#### [TASK INSTRUCTIONS]
Pick out each line of the records in which the word "that" appears.

Rows from a dataset of charts and code:
• • • •

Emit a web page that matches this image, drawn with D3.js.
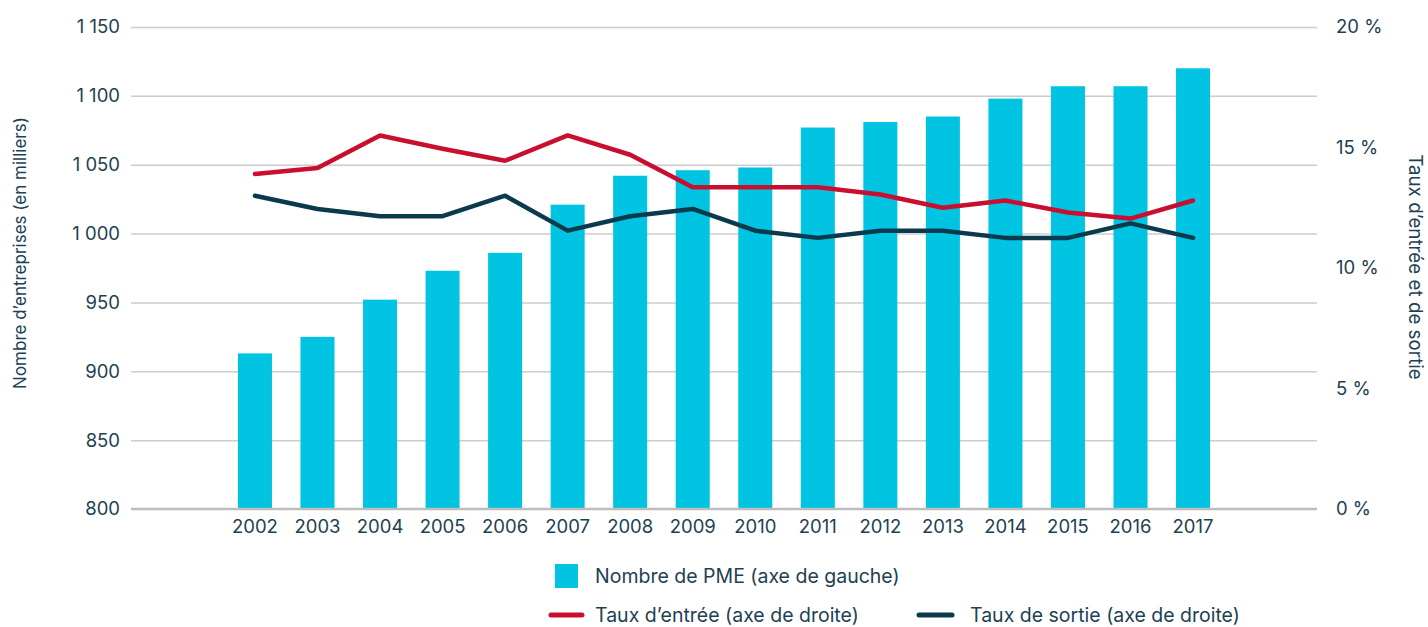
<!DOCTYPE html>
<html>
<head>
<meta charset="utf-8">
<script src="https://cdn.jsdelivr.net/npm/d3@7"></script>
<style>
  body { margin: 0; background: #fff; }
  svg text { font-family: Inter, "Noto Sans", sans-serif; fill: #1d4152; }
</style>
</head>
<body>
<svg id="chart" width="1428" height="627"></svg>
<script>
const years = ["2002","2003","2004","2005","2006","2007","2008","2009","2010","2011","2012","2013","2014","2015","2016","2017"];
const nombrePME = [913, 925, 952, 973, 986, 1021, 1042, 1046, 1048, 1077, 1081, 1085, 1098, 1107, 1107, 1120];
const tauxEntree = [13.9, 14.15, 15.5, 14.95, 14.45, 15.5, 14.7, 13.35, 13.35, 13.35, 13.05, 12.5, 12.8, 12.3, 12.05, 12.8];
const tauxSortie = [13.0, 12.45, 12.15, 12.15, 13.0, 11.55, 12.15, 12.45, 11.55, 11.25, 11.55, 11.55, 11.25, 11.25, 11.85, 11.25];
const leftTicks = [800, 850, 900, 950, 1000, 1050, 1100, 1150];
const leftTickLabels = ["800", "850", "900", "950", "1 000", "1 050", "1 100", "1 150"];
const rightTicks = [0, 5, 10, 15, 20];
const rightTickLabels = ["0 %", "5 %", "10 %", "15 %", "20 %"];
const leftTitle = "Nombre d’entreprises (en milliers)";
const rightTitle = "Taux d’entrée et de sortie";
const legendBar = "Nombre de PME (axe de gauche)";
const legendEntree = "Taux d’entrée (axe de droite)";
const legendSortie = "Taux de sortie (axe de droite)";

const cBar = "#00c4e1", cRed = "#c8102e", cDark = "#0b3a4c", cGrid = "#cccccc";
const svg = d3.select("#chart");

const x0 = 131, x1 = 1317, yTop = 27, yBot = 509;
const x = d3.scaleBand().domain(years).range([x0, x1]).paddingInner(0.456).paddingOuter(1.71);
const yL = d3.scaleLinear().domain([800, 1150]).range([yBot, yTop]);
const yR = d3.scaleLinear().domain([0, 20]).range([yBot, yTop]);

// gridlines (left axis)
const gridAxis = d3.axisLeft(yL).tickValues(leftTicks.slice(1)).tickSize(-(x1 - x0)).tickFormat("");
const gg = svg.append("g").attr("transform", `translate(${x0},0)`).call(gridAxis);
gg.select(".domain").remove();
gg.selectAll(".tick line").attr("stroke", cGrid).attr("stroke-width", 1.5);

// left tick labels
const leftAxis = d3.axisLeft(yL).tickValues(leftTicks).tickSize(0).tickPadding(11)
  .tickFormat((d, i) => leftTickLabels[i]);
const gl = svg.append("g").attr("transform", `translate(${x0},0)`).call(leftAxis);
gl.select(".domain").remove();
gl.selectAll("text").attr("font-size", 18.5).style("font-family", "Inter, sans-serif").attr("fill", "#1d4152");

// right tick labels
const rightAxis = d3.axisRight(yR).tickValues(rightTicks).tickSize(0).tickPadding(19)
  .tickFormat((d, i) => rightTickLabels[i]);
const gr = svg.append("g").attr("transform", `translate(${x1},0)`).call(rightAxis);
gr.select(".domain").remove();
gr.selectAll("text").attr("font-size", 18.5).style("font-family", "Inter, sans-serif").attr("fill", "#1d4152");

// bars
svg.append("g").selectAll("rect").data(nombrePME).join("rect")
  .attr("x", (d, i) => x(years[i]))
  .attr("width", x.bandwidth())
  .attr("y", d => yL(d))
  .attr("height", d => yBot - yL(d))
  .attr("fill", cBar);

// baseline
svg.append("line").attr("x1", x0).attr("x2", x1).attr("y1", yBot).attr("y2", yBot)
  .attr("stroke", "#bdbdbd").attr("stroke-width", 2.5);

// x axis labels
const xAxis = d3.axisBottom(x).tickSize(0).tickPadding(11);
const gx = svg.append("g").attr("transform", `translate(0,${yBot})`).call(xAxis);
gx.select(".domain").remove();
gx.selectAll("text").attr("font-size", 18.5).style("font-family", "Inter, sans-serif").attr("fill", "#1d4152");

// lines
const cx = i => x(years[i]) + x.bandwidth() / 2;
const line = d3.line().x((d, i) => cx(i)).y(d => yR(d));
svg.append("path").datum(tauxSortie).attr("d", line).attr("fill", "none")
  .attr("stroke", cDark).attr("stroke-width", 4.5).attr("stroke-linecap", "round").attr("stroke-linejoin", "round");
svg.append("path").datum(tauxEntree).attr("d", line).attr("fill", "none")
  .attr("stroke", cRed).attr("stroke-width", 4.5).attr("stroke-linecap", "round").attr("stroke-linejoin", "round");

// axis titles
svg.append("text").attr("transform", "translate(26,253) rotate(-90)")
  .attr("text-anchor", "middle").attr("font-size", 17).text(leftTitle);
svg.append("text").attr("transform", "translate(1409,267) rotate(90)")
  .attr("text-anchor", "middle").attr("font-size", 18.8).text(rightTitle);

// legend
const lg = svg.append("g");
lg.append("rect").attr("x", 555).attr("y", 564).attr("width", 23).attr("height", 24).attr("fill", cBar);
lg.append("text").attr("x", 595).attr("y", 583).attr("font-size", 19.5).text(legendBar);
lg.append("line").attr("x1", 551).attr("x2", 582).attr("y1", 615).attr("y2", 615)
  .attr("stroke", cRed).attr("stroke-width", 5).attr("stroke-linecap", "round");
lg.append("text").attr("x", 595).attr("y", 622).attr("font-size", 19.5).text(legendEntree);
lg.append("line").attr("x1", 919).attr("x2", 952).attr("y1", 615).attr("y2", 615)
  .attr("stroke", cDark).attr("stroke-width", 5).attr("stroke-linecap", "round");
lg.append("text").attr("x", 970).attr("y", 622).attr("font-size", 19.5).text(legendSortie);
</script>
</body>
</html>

• • • •

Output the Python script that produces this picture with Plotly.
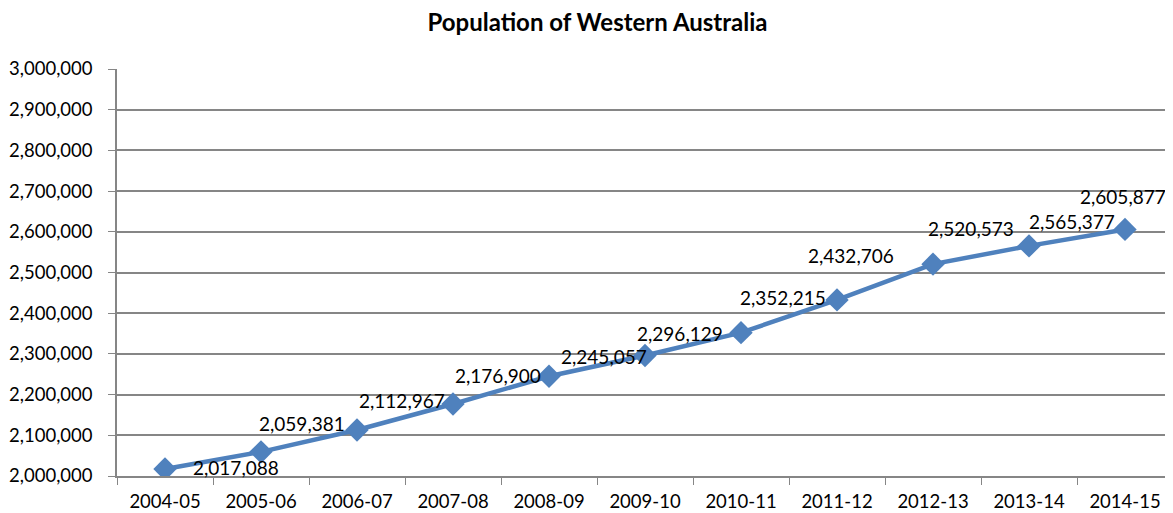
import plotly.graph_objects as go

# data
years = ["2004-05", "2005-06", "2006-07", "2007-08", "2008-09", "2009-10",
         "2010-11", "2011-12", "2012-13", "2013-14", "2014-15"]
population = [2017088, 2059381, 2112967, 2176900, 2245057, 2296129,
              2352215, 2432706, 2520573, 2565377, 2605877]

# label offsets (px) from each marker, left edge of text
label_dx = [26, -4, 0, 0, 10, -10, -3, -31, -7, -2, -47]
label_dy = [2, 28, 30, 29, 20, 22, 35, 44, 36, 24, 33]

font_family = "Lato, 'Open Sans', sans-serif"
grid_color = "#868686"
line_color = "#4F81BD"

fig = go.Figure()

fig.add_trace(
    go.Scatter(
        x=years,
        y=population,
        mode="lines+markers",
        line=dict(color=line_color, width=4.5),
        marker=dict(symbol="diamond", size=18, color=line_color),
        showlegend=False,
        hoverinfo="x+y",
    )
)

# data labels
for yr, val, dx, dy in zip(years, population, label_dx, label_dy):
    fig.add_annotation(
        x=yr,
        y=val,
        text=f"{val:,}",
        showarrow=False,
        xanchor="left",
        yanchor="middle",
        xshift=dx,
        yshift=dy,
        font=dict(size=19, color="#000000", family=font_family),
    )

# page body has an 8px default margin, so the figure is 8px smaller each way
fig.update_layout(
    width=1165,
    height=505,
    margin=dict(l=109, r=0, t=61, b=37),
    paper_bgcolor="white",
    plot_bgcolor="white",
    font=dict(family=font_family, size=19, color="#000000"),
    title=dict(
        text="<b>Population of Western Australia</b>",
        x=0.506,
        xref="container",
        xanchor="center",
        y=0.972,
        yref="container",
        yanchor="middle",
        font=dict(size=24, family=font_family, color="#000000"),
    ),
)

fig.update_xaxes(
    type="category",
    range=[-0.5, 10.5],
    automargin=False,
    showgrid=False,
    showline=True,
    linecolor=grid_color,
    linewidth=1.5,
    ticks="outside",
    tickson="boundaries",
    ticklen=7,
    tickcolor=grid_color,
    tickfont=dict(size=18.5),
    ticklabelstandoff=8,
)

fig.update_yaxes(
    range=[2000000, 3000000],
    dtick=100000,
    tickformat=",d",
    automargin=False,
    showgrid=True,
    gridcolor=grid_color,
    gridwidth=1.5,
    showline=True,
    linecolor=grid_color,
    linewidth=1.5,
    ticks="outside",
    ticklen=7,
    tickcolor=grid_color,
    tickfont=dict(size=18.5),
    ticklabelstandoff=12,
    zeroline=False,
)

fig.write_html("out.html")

• • • •

#### [EXERCISE ANSWER]
Emit a web page that matches this image, drawn with D3.js.
Output the Python script that produces this picture with Plotly.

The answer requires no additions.